An officiating error involving what was ruled an illegal snap but shouldn’t have been during the first possession in the first overtime of Saturday’s Texas Tech-Baylor game could very well have cost the Red Raiders a win. In a statement Sunday night, Tech athletic director Kirby Hocutt revealed that the university had “been in constant communication with the Big 12 Conference office from the immediate end of the game and throughout Sunday regarding the illegal snap call in the first overtime” and that it had “been confirmed that the ruling on the field of an illegal snap was incorrect.”
Instead of an illegal snap, it should’ve been ruled a fumble that was recovered by Tech, which would’ve given the Red Raiders possession of the ball and a golden opportunity to win the game during their first drive in the initial overtime.
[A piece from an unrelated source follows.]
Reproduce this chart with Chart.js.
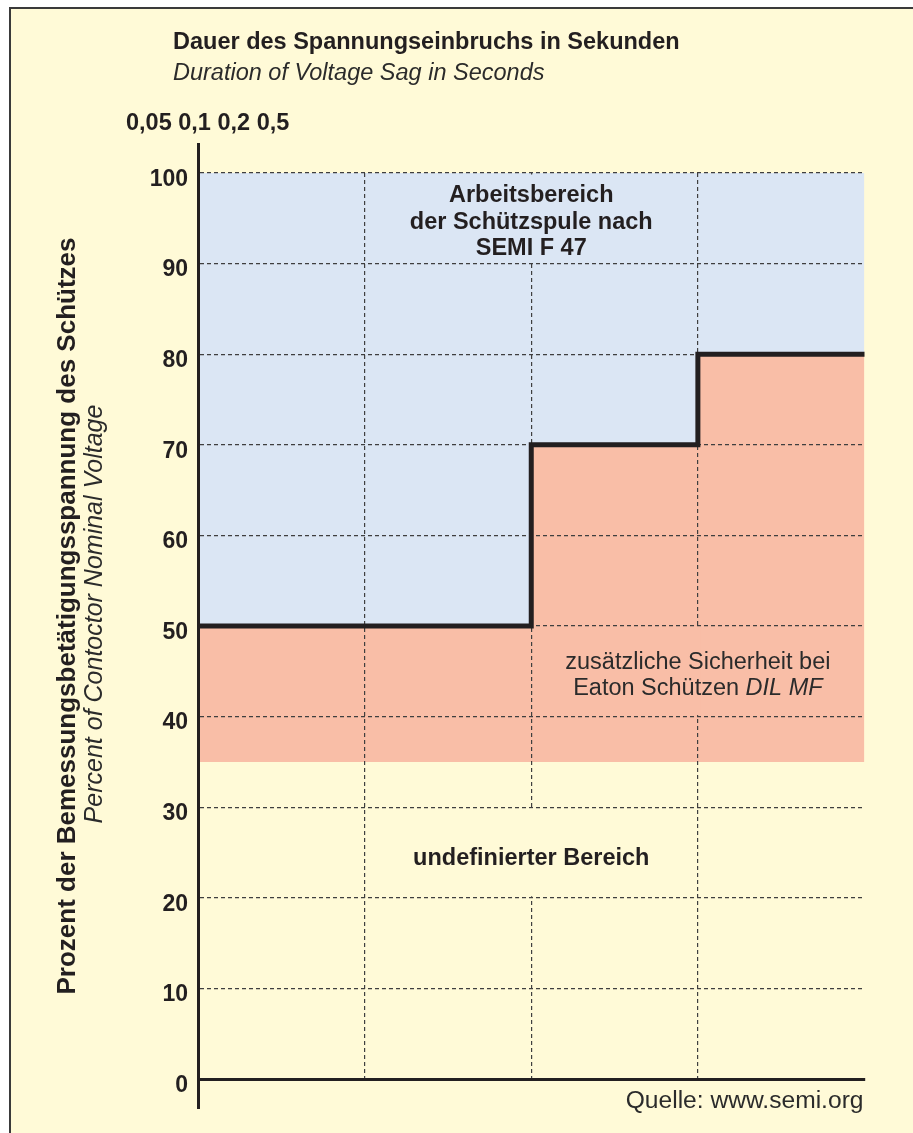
<!DOCTYPE html>
<html><head><meta charset="utf-8">
<script src="https://cdn.jsdelivr.net/npm/chart.js@4.4.1/dist/chart.umd.min.js"></script>
<style>
html,body{margin:0;padding:0;width:913px;height:1133px;overflow:hidden;background:#fff;}
#frame{position:absolute;left:9px;top:7px;width:904px;height:1126px;background:#fffad7;border-top:2px solid #3a3a3a;border-left:2px solid #3a3a3a;box-sizing:border-box;}
#c{position:absolute;left:0;top:0;}
.t{position:absolute;white-space:nowrap;color:#231f20;font-family:"Liberation Sans",Arial,sans-serif;line-height:1;}
.rot{transform:translate(-50%,-50%) rotate(-90deg);transform-origin:50% 50%;}
</style></head>
<body>
<div id="frame"></div>
<canvas id="c" width="913" height="1133" style="width:913px;height:1133px"></canvas>
<div class="t" id="title" style="left:173px;top:30px;font-weight:bold;font-size:23.5px;">Dauer des Spannungseinbruchs in Sekunden</div>
<div class="t" id="subtitle" style="left:173px;top:61px;font-style:italic;font-size:23.5px;color:#2b2b2b;">Duration of Voltage Sag in Seconds</div>
<div class="t" id="xlabels" style="left:126px;top:110.5px;font-weight:bold;font-size:23.5px;"></div>
<div class="t rot" id="ylab1" style="left:66px;top:616px;font-weight:bold;font-size:26px;">Prozent der Bemessungsbetätigungsspannung des Schützes</div>
<div class="t rot" id="ylab2" style="left:93px;top:614px;font-style:italic;font-size:25px;color:#2b2b2b;">Percent of Contoctor Nominal Voltage</div>
<script>
// ---- data ----
const durationLabels = ['0,05', '0,1', '0,2', '0,5'];      // tick labels of the duration axis (s)
const durationGrid = [0, 1, 2, 3, 4];                        // duration grid positions
const voltageTicks = [0, 10, 20, 30, 40, 50, 60, 70, 80, 90, 100];
const semiX = [0, 2, 2, 3, 3, 4];                            // SEMI F 47 limit curve
const semiY = [50, 50, 70, 70, 80, 80];
const eatonFloor = 35;                                       // lower edge of Eaton DIL MF margin (%)
const ratedVoltage = 100;                                    // top of working range (%)

document.getElementById('xlabels').textContent = durationLabels.join(' ');

const ink = '#231f20';
const FONT = '"Liberation Sans", Arial, sans-serif';
const gridCol = '#3f3f3f';
const blue = '#dbe6f4', salmon = '#f9bea7', paper = '#fffad7';

const overlay = {
  id: 'overlay',
  beforeDatasetDraw(chart, args) {
    if (chart.data.datasets[args.index].deferred) return false;
  },
  afterDraw(chart) {
    const {ctx, chartArea: a, scales: {x, y}} = chart;
    // text backdrops hide the vertical grid segment behind each label block
    const masks = [[2, 90, 100, blue], [3, 40, 50, salmon], [2, 20, 30, paper]];
    ctx.save();
    masks.forEach(([xv, y0, y1, col]) => {
      const px = x.getPixelForValue(xv);
      const top = y.getPixelForValue(y1) + 1.5, bot = y.getPixelForValue(y0) - 1.5;
      ctx.fillStyle = col;
      ctx.fillRect(px - 3, top, 6, bot - top);
    });
    ctx.restore();

    chart.data.datasets.forEach((ds, i) => {
      if (ds.deferred) {
        const meta = chart.getDatasetMeta(i);
        ctx.save(); meta.dataset.draw(ctx, a); ctx.restore();
      }
    });
    // vertical axis line extends beyond the plot
    ctx.save();
    ctx.strokeStyle = ink; ctx.lineWidth = 3;
    ctx.beginPath();
    ctx.moveTo(Math.floor(a.left) + 0.5, a.top - 30);
    ctx.lineTo(Math.floor(a.left) + 0.5, a.bottom + 30);
    ctx.stroke();
    ctx.restore();

    ctx.save();
    ctx.fillStyle = ink;
    ctx.textBaseline = 'alphabetic';
    ctx.textAlign = 'center';
    const bold = 'bold 23.5px ' + FONT;
    const reg = '23.5px ' + FONT;
    const ital = 'italic 23.5px ' + FONT;
    const cx2 = x.getPixelForValue(2);
    const cx3 = x.getPixelForValue(3);
    const top = y.getPixelForValue(ratedVoltage);
    ctx.font = bold;
    ctx.fillText('Arbeitsbereich', cx2, top + 29);
    ctx.fillText('der Schützspule nach', cx2, top + 55.5);
    ctx.fillText('SEMI F 47', cx2, top + 82);
    ctx.fillText('undefinierter Bereich', cx2, y.getPixelForValue(20) - 33);

    ctx.fillStyle = '#2b2b2b';
    ctx.font = reg;
    const b40 = y.getPixelForValue(40);
    ctx.fillText('zusätzliche Sicherheit bei', cx3, b40 - 48);
    const parts = [['Eaton Schützen ', reg], ['DIL MF', ital]];
    let total = 0;
    parts.forEach(p => { ctx.font = p[1]; total += ctx.measureText(p[0]).width; });
    let px = cx3 - total / 2;
    ctx.textAlign = 'left';
    parts.forEach(p => { ctx.font = p[1]; ctx.fillText(p[0], px, b40 - 22); px += ctx.measureText(p[0]).width; });

    ctx.textAlign = 'right';
    ctx.font = '24.6px ' + FONT;
    ctx.fillText('Quelle: www.semi.org', a.right - 1, a.bottom + 29);
    ctx.restore();
  }
};

const pts = semiX.map((v, i) => ({x: v, y: semiY[i]}));

new Chart(document.getElementById('c'), {
  type: 'line',
  data: {
    datasets: [
      {label: 'Arbeitsbereich', data: pts, fill: {value: ratedVoltage}, backgroundColor: blue, borderWidth: 0, pointRadius: 0},
      {label: 'Eaton DIL MF', data: pts, fill: {value: eatonFloor}, backgroundColor: salmon, borderWidth: 0, pointRadius: 0},
      {label: 'SEMI F 47', data: pts, fill: false, borderColor: ink, borderWidth: 5, pointRadius: 0,
       borderJoinStyle: 'miter', borderCapStyle: 'butt', deferred: true}
    ]
  },
  options: {
    responsive: false,
    animation: false,
    events: [],
    layout: {padding: {left: 0, right: 48.5, top: 173, bottom: 54}},
    plugins: {legend: {display: false}, tooltip: {enabled: false}, title: {display: false}},
    scales: {
      x: {
        type: 'linear', min: 0, max: 4,
        afterBuildTicks: s => { s.ticks = durationGrid.map(v => ({value: v})); },
        ticks: {display: false},
        grid: {z: 1, drawTicks: false, lineWidth: 1.2,
               color: c => (c.tick && c.tick.value > 0 && c.tick.value < 4) ? gridCol : 'rgba(0,0,0,0)'},
        border: {z: 1, display: true, color: ink, width: 3, dash: [4, 3]},
        afterFit: s => { s.height = 0; }
      },
      y: {
        type: 'linear', min: 0, max: 100,
        afterBuildTicks: s => { s.ticks = voltageTicks.map(v => ({value: v})); },
        ticks: {color: ink, font: {family: FONT, size: 23, weight: 'bold'}, padding: 10, labelOffset: 6.5},
        grid: {z: 1, drawTicks: false, lineWidth: 1.2,
               color: c => (c.tick && c.tick.value > 0) ? gridCol : 'rgba(0,0,0,0)'},
        border: {z: 1, display: true, color: ink, width: 3, dash: [4, 3]},
        afterFit: s => { s.width = 198; }
      }
    }
  },
  plugins: [overlay]
});
</script>
</body></html>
Also, instead of allowing the blunder to die right there, the Big 12 has kept the officiating boner in the headlines by announcing Wednesday morning that the conference has, in accordance with the league’s sportsmanship policies, fined Hocutt $25,000. Additionally, the AD was issued a public reprimand.
For publicly acknowledging that the conference had privately admitted its officials were wrong.
Commissioner Bob Bowlsby addressed the development in a statement.
The Big 12 Conference members have developed policies governing the officiating of our contests. It is vital that senior administration officials, especially the Directors of Athletics, adhere explicitly to these policies. It is very difficult to balance support for an institution’s teams while fully complying with the imperative created by schools acting together to manage athletics competition. On this occasion, the required discipline was not exercised. Kirby Hocutt is one of the very best athletics administrators in the nation, and I am grateful for his assistance and support in resolving this matter.
It should be noted that, in an email obtained by RedRaiderSports.com, Big 12 executive associate commissioner Ed Stewart reminds Hocutt that, “[c]onsistent with past practice, we typically do not publicly address judgment issues.”